We are witnessing the rapid urbanization and modernization of Saudi Arabia’s Red Sea coast, and the return of the Hejaz to its former pre-eminence as a trading, cultural and leisure hub of the Arabian Peninsula.
Last week’s multibillion-dollar plan to develop a huge part of the coastline, between the towns of Umluj and Al-Wajh in the northern section of the Hejaz coast, is a logical extension of a strategic plan for the whole Red Sea region begun in 2005 with the launch of King Abdullah Economic City (KAEC).
It was further emphasized by Al-Faisaliyah project, a huge initiative that aims to extend the city of Makkah down to the Red Sea coast, filling the 150 or so kilometers of desert in between with mixed-use conurbation, transport and logistics facilities. Just this week, the project was said to be “off to a positive start.”
At the southern end of this development strip lies the city of Jeddah, the Kingdom’s second-largest, which is itself being constantly developed and modernized.
That all adds up to a massive program of infrastructure and construction investment in a part of the country that, since the advent of the oil era in the 1930s, has perhaps had to wait in line behind the Eastern Province. The understandable argument was that the east had the oil and the revenue, so it deserved the investment.
But long before the oil era, the Red Sea coastline — straddling one of the busiest commercial routes in the world at the southern end of the Suez Canal — was the dominant economic and trading zone of the peninsula.
The Red Sea Foundation, a non-profit think tank set up to promote trade and development in the region, cites UN statistics to the effect that 10 percent of global maritime trade passes through the Red Sea. The population of the 28 countries that border the sea, or use it as their primary shipping corridor, will double to 1.5 billion by 2050, many of those people of the aspiring middle classes.
Fahd Al-Rasheed, chief executive of KAEC, says the Red Sea region is one of the fastest-growing emerging markets in the world, but also one of the most underinvested. That neglect appears to be over. The resort project announced this week is enormous in scale.
Bigger than Belgium, it will comprise 50 islands and 34,000 square kilometers in a global upmarket tourism and leisure mega-development. Think Dubai’s highly successful Palm Jumeirah multiplied by nearly 6,000.
Long before the oil era, the Red Sea coastline — straddling one of the busiest commercial routes in the world at the southern end of the Suez Canal — was the dominant economic and trading zone of the peninsula.
It will add some SR15 billion ($4 billion) to the Saudi economy and create 35,000 jobs, according to the official announcement, with the first phase due to start in two years and be completed by 2022. But there are still several questions left unanswered.
The project will be funded by the Public Investment Fund (PIF), the Kingdom’s proto-sovereign wealth fund that is expected to be the main beneficiary of the funds from the initial public offering (IPO) of Saudi Aramco next year.

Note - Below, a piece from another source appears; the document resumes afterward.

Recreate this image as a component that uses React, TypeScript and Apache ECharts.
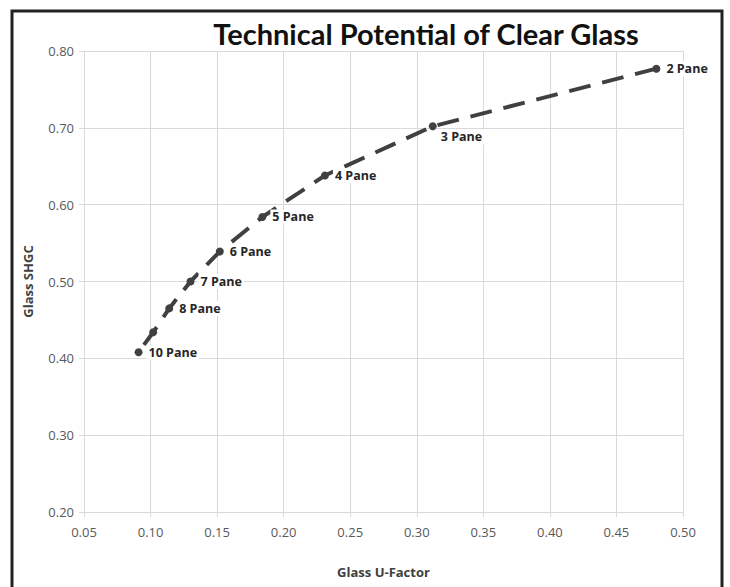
import React, { useEffect, useRef } from "react";
import * as echarts from "echarts";

const paneLabels = ["2 Pane", "3 Pane", "4 Pane", "5 Pane", "6 Pane", "7 Pane", "8 Pane", "", "10 Pane"];
const uFactor = [0.48, 0.312, 0.231, 0.184, 0.152, 0.13, 0.114, 0.102, 0.091];
const shgc = [0.777, 0.702, 0.638, 0.584, 0.539, 0.5, 0.465, 0.434, 0.408];

const titleText = "Technical Potential of Clear Glass";
const xName = "Glass U-Factor";
const yName = "Glass SHGC";

export default function App() {
  const ref = useRef<HTMLDivElement>(null);
  useEffect(() => {
    document.body.style.margin = "0";
    const chart = echarts.init(ref.current!, null, { renderer: "svg" });
    const data = uFactor.map((u, i) => {
      const item: any = { value: [u, shgc[i]], name: paneLabels[i] };
      if (i === 1) {
        item.label = { position: [10, 7], align: "left", verticalAlign: "top" };
      }
      return item;
    });
    const font = "Open Sans";
    chart.setOption({
      animation: false,
      backgroundColor: "#fff",
      graphic: [
        {
          type: "rect",
          shape: { x: 12, y: 11, width: 710, height: 620 },
          style: { fill: "none", stroke: "#222", lineWidth: 3 },
          z: 100,
        },
        {
          type: "text",
          x: 426,
          y: 33,
          style: {
            text: titleText,
            fill: "#111",
            font: "bold 29px Lato",
            textAlign: "center",
            textVerticalAlign: "middle",
          },
        },
      ],
      grid: { left: 84, right: 47, top: 51, bottom: 75 },
      xAxis: {
        type: "value",
        min: 0.05,
        max: 0.5,
        interval: 0.05,
        name: xName,
        nameLocation: "middle",
        nameGap: 53,
        nameTextStyle: { fontFamily: font, fontWeight: "bold", fontSize: 13, color: "#404040" },
        axisLine: { show: true, lineStyle: { color: "#d9d9d9" } },
        axisTick: { show: true, length: 5, lineStyle: { color: "#d9d9d9" } },
        splitLine: { show: true, lineStyle: { color: "#d9d9d9" } },
        axisLabel: {
          margin: 13,
          fontFamily: font,
          fontSize: 13,
          color: "#595959",
          formatter: (v: number) => v.toFixed(2),
        },
      },
      yAxis: {
        type: "value",
        min: 0.2,
        max: 0.8,
        interval: 0.1,
        name: yName,
        nameLocation: "middle",
        nameRotate: 90,
        nameGap: 50,
        nameTextStyle: { fontFamily: font, fontWeight: "bold", fontSize: 13, color: "#404040" },
        axisLine: { show: true, lineStyle: { color: "#d9d9d9" } },
        axisTick: { show: true, inside: false, length: 5, lineStyle: { color: "#d9d9d9" } },
        splitLine: { show: true, lineStyle: { color: "#d9d9d9" } },
        axisLabel: {
          margin: 10,
          fontFamily: font,
          fontSize: 13,
          color: "#595959",
          formatter: (v: number) => v.toFixed(2),
        },
      },
      series: [
        {
          type: "line",
          data,
          symbol: "circle",
          symbolSize: 8,
          lineStyle: { color: "#404040", width: 4, type: [22, 12] },
          itemStyle: { color: "#404040" },
          label: {
            show: true,
            position: "right",
            distance: 4,
            formatter: (p: any) => p.name,
            fontFamily: font,
            fontWeight: "bold",
            fontSize: 12.5,
            color: "#262626",
            backgroundColor: "#fff",
            padding: [1, 2],
          },
        },
      ],
    });
    return () => chart.dispose();
  }, []);
  return <div ref={ref} style={{ width: 730, height: 587, position: "absolute", left: 0, top: 0 }} />;
}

No final estimate of cost has been given, but you would have to assume it will be in the tens of billions of riyals. So one question is: How much of PIF’s Aramco windfall will be spent on the resort?

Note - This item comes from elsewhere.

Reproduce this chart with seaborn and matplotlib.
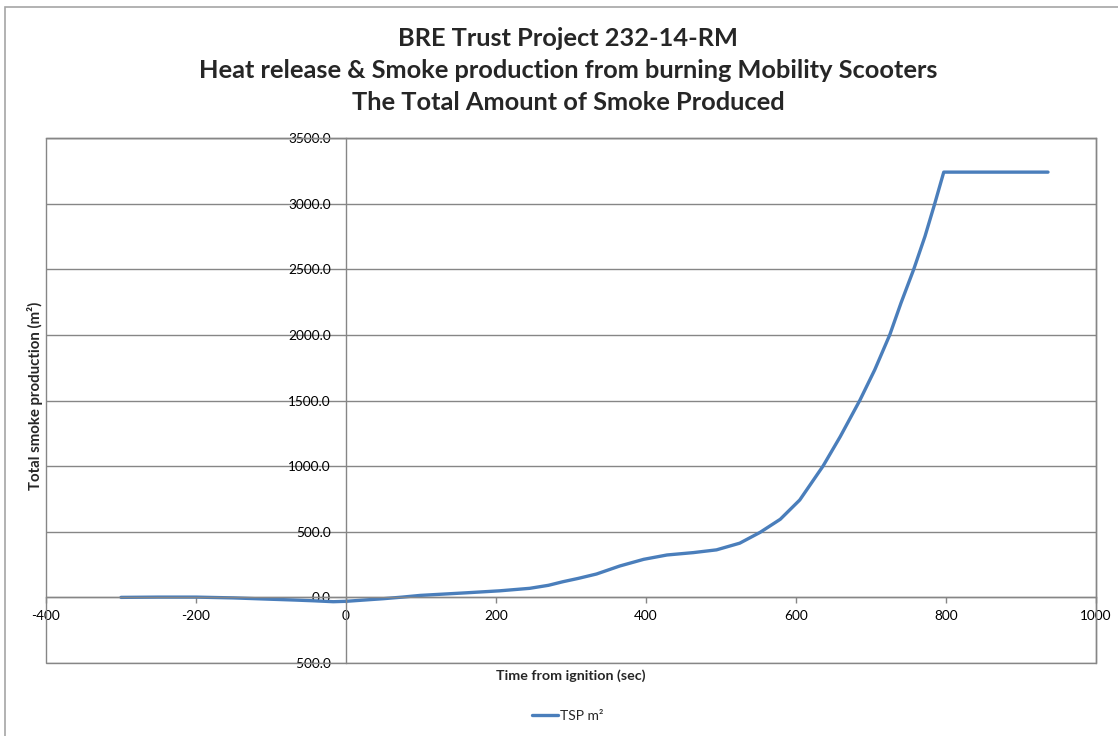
"""
Total smoke production curve, BRE Trust project 232-14-RM
"""
import pandas as pd
import matplotlib
matplotlib.use("Agg")
import matplotlib.pyplot as plt
import matplotlib.patches as mpatches
from matplotlib.ticker import FormatStrFormatter, MultipleLocator
import seaborn as sns

# Data
time_s = [-300, -250, -200, -150, -106, -70, -43, -17, 0, 25, 50, 75, 99, 130,
          161, 205, 245, 270, 289, 310, 334, 365, 397, 428, 463, 494, 525, 552,
          579, 605, 636, 659, 685, 705, 725, 740, 757, 772, 785, 797, 850, 900, 936]
tsp_m2 = [0, 2, 2, -4, -13, -20, -26, -33, -30, -20, -10, 2, 15, 25,
          35, 50, 69, 92, 119, 145, 178, 239, 290, 323, 341, 362, 413, 495,
          595, 742, 1000, 1225, 1500, 1734, 2000, 2243, 2500, 2751, 3000, 3240, 3240, 3240, 3240]

TITLE_LINES = ["BRE Trust Project 232-14-RM",
               "Heat release & Smoke production from burning Mobility Scooters",
               "The Total Amount of Smoke Produced"]
TITLE_Y_PX = [38, 71, 103]
LINE_COLOR = "#4a7ebb"
GRID_COLOR = "#868686"


def main():
    sns.set_style("white")
    plt.rcParams["font.family"] = ["Lato", "DejaVu Sans"]
    plt.rcParams["axes.unicode_minus"] = False

    df = pd.DataFrame({"Time from ignition (sec)": time_s, "TSP m²": tsp_m2})

    fig = plt.figure(figsize=(11.18, 7.36), dpi=100)
    ax = fig.add_axes([46 / 1118, 1 - 663 / 736, 1050 / 1118, 525 / 736])

    sns.lineplot(data=df, x="Time from ignition (sec)", y="TSP m²", ax=ax,
                 color=LINE_COLOR, linewidth=2.4, label="TSP m²", legend=False)

    ax.set_xlim(-400, 1000)
    ax.set_ylim(-500, 3500)
    ax.xaxis.set_major_locator(MultipleLocator(200))
    ax.yaxis.set_major_locator(MultipleLocator(500))
    ax.yaxis.set_major_formatter(FormatStrFormatter("%.1f"))

    # axes cross at zero like the spreadsheet chart
    ax.spines["left"].set_position(("data", 0))
    ax.spines["bottom"].set_position(("data", 0))
    for s in ax.spines.values():
        s.set_color(GRID_COLOR)
        s.set_linewidth(1.0)
    ax.add_patch(mpatches.Rectangle((0, 0), 1, 1, transform=ax.transAxes, fill=False,
                                    edgecolor=GRID_COLOR, linewidth=1.0, clip_on=False))
    ax.yaxis.grid(True, color=GRID_COLOR, linewidth=1.0)
    ax.set_axisbelow(True)

    ax.tick_params(axis="x", direction="out", length=4, width=1, color=GRID_COLOR,
                   pad=5, labelsize=9.8, labelcolor="black", bottom=True)
    ax.tick_params(axis="y", length=0, pad=11, labelsize=9.8, labelcolor="black")

    ax.set_xlabel("")
    ax.set_ylabel("")
    fig.text(571 / 1118, 1 - 676 / 736, "Time from ignition (sec)", ha="center",
             va="center", fontsize=10.3, fontweight="bold")
    fig.text(35 / 1118, 1 - 396 / 736, "Total smoke production (m²)", ha="center",
             va="center", rotation=90, fontsize=10.8, fontweight="bold")
    for line, y_px in zip(TITLE_LINES, TITLE_Y_PX):
        fig.text(568 / 1118, 1 - y_px / 736, line, ha="center", va="center",
                 fontsize=18.3, fontweight="bold")

    handles, labels = ax.get_legend_handles_labels()
    fig.legend(handles, labels, loc="center", bbox_to_anchor=(568 / 1118, 1 - 716 / 736),
               frameon=False, fontsize=10, handlelength=1.9, handletextpad=0.15)

    # outer chart frame
    fig.add_artist(mpatches.Rectangle((5 / 1118, -0.1), 1.2, 1.1 - 7 / 736,
                                      transform=fig.transFigure, fill=False,
                                      edgecolor="#a6a6a6", linewidth=1.2))

    fig.savefig("out.png", dpi=100)


if __name__ == "__main__":
    main()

Another is: Where will demand come from? The Kingdom currently attracts some 18.7 million visitors per year, the vast majority of them pilgrims on their way to the two holy sites in Makkah and Madinah. This is projected to rise to 31.5 million in 10 years, but even that big increase will not be enough to fill the huge resort development further up the coast. A whole new tourist market must be created if the resort is to succeed.
So another issue is: How will the resort be administered and governed to cater for that new tourism market? High-rolling global leisure-seekers expect certain international standards of leisure and facilities. They will of course want to see the unique desert sites of Mada’in Saleh, the UNESCO World Heritage Site said to rival Petra in Syria, but they will also want to relax in accustomed comfort.
The official announcement said laws in the resort would be “on a par with international standards,” with a “semi-autonomous” structure, and would ease visa arrangements. That will require a significant degree of cultural adjustment by the existing inhabitants of the planned resort region, and of the Kingdom, which the two-year lead-in is presumably intended to address.
The transformation of the Saudi economy sought by Vision 2030 will necessitate some profound social and cultural changes. But if one by-product is the renaissance of the vibrant Red Sea coast, this is yet another reason why the changes will be worthwhile.